▶ [Given instruction]: Scan the entries below. List each line with "matplotlib".

Code that draws figures

★ ★ ★ ★

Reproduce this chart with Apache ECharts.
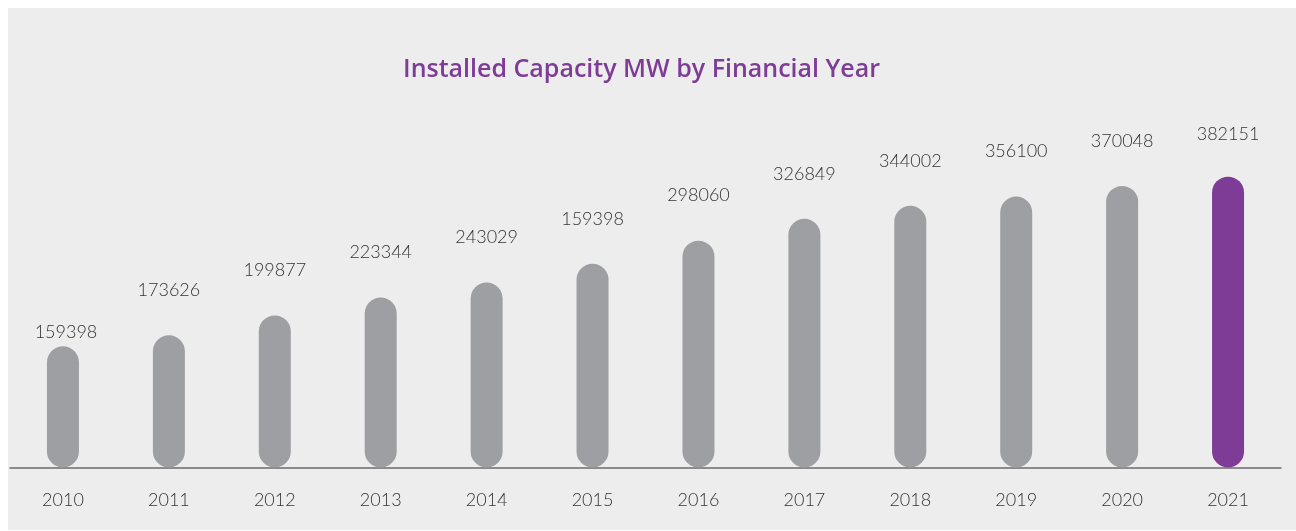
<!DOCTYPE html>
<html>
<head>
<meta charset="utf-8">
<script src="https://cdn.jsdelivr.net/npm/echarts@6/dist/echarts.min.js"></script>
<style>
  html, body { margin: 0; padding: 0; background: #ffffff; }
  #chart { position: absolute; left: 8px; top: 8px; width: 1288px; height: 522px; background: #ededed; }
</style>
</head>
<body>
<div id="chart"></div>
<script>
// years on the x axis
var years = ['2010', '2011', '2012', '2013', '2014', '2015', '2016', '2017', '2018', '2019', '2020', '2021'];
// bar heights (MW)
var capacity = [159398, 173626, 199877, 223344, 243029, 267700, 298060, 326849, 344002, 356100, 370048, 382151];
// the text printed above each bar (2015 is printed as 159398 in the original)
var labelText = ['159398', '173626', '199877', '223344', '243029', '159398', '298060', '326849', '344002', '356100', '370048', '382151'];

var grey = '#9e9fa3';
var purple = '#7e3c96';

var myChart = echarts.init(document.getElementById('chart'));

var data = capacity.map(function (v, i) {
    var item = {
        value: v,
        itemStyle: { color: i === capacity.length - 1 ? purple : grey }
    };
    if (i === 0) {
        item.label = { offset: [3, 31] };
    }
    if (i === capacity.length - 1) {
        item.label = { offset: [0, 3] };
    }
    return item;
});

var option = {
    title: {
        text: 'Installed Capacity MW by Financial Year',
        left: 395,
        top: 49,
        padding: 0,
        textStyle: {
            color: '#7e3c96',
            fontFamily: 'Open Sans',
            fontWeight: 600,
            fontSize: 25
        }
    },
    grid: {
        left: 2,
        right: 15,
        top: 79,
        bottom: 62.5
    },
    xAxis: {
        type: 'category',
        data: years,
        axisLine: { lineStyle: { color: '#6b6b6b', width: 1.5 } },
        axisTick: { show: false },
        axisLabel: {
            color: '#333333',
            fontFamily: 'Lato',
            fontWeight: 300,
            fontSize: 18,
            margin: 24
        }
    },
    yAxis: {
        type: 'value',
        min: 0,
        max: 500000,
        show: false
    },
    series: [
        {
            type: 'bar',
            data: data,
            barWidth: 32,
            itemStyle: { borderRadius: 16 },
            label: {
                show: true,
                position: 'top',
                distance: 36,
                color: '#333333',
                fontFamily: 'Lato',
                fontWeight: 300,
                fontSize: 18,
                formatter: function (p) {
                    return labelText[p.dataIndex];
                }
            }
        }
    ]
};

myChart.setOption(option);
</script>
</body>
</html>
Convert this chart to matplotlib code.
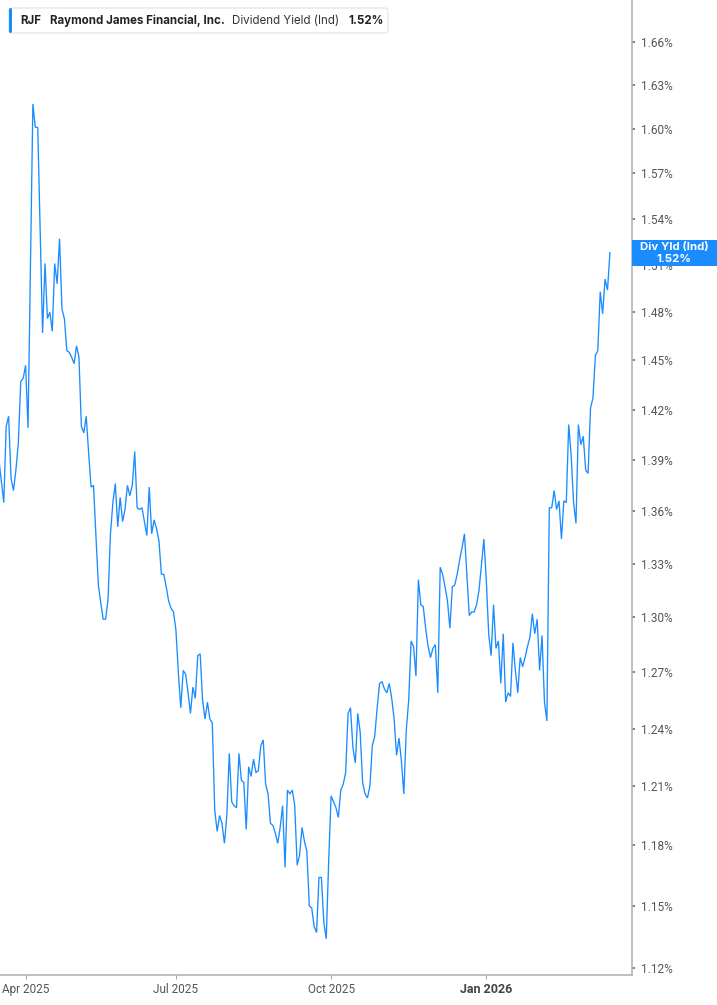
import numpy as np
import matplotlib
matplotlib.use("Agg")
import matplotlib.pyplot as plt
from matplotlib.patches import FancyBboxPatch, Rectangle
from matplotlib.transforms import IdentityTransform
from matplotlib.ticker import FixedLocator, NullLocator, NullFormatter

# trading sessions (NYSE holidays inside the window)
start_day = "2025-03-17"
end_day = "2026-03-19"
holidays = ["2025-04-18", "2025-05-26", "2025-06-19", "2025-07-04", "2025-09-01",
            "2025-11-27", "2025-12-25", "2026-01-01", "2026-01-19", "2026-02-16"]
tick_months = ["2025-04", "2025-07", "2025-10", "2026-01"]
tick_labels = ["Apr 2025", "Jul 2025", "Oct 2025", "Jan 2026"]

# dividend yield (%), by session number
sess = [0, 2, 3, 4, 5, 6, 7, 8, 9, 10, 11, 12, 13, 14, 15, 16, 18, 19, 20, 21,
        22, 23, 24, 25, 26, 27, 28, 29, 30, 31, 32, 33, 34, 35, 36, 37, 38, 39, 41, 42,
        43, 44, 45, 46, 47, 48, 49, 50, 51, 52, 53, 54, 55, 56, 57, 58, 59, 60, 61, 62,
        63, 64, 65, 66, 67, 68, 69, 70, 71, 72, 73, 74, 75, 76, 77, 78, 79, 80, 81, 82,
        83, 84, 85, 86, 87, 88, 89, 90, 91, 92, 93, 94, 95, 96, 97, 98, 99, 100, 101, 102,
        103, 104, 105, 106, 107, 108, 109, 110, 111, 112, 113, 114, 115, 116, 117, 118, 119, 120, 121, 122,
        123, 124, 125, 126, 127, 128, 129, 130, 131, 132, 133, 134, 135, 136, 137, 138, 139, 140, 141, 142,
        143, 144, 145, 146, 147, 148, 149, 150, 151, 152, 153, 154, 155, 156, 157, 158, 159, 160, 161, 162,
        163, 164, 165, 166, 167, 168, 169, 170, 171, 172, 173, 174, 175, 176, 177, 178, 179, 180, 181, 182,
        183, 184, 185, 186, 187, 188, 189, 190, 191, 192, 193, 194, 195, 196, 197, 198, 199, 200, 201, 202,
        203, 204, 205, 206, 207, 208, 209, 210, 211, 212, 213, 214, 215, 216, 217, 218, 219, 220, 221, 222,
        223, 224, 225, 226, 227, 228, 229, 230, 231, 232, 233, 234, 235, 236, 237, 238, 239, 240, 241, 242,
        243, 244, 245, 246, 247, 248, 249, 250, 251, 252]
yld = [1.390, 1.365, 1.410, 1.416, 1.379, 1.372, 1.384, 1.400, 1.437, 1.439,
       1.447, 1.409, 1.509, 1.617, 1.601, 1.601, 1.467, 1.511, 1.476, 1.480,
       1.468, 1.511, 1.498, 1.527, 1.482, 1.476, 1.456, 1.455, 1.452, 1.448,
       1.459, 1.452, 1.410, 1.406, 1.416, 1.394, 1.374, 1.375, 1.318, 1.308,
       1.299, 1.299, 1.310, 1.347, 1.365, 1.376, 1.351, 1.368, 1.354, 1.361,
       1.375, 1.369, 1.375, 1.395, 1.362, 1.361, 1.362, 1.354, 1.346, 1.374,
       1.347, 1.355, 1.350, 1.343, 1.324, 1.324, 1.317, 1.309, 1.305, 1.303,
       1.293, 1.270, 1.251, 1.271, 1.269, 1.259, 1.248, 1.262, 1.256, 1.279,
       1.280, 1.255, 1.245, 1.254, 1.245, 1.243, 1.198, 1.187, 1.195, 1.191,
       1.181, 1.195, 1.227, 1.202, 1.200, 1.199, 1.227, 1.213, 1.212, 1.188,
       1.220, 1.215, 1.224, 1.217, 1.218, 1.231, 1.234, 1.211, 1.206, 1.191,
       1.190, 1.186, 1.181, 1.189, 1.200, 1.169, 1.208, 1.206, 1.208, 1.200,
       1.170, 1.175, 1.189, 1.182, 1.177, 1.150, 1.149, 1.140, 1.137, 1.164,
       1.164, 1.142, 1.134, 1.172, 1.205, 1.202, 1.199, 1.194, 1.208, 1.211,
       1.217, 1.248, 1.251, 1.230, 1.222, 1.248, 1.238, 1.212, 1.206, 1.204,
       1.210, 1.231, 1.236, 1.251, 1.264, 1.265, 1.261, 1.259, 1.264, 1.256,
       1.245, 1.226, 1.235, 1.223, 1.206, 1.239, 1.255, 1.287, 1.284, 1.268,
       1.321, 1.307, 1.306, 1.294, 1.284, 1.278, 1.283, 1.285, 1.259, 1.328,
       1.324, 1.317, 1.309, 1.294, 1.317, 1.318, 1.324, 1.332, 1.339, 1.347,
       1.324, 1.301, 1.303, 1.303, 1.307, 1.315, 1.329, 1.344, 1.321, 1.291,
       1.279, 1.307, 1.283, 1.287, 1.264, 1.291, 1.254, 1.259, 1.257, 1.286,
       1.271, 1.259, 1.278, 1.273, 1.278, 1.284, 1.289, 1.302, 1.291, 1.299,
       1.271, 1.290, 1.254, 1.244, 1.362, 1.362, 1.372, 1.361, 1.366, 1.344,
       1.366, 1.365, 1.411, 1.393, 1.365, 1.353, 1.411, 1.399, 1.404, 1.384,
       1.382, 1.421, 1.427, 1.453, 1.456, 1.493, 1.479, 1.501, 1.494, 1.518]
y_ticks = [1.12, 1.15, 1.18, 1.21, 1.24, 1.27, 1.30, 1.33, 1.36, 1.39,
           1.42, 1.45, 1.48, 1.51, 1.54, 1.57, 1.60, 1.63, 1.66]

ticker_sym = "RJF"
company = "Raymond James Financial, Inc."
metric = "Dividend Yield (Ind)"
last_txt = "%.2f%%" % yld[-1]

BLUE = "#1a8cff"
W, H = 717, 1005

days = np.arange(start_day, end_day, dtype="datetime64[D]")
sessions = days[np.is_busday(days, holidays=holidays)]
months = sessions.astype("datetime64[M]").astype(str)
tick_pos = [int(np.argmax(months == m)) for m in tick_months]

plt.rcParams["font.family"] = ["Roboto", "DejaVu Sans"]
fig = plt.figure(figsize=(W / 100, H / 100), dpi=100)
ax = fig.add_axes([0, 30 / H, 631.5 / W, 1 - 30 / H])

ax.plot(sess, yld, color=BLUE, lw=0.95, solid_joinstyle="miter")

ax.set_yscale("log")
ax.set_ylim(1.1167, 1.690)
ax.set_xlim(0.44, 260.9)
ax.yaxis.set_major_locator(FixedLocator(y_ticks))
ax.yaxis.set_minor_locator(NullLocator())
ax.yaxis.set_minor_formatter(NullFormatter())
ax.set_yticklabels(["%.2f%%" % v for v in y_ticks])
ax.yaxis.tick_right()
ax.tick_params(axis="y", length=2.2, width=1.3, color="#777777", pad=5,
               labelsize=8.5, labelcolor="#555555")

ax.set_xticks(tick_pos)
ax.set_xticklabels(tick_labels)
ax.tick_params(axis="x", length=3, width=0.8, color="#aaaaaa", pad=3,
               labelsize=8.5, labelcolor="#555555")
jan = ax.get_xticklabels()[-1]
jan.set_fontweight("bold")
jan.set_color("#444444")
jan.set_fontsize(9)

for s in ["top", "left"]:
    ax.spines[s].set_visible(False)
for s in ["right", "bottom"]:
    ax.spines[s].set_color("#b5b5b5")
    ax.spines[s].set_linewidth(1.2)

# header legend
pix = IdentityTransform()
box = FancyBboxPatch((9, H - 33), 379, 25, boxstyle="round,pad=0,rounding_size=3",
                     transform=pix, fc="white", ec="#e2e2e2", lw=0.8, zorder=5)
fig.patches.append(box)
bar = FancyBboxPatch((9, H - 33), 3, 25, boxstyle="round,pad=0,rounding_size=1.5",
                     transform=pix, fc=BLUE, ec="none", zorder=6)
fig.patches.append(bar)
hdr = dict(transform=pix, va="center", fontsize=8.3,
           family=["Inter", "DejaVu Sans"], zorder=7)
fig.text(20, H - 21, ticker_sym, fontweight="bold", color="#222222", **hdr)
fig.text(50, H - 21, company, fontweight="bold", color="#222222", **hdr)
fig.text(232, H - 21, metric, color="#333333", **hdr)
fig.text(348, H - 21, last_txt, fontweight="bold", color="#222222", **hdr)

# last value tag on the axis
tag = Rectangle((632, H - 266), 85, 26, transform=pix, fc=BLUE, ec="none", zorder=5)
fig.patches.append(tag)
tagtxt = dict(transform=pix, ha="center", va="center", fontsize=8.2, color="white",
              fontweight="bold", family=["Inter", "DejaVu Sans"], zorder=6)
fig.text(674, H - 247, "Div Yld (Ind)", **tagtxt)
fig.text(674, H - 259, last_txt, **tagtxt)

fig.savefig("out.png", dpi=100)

★ ★ ★ ★

▶ [Output for this exercise]:
Convert this chart to matplotlib code.
import matplotlib
matplotlib.use("Agg")
import matplotlib.pyplot as plt
from matplotlib.patches import FancyBboxPatch, Rectangle
from matplotlib.transforms import IdentityTransform
from matplotlib.ticker import FixedLocator, NullLocator, NullFormatter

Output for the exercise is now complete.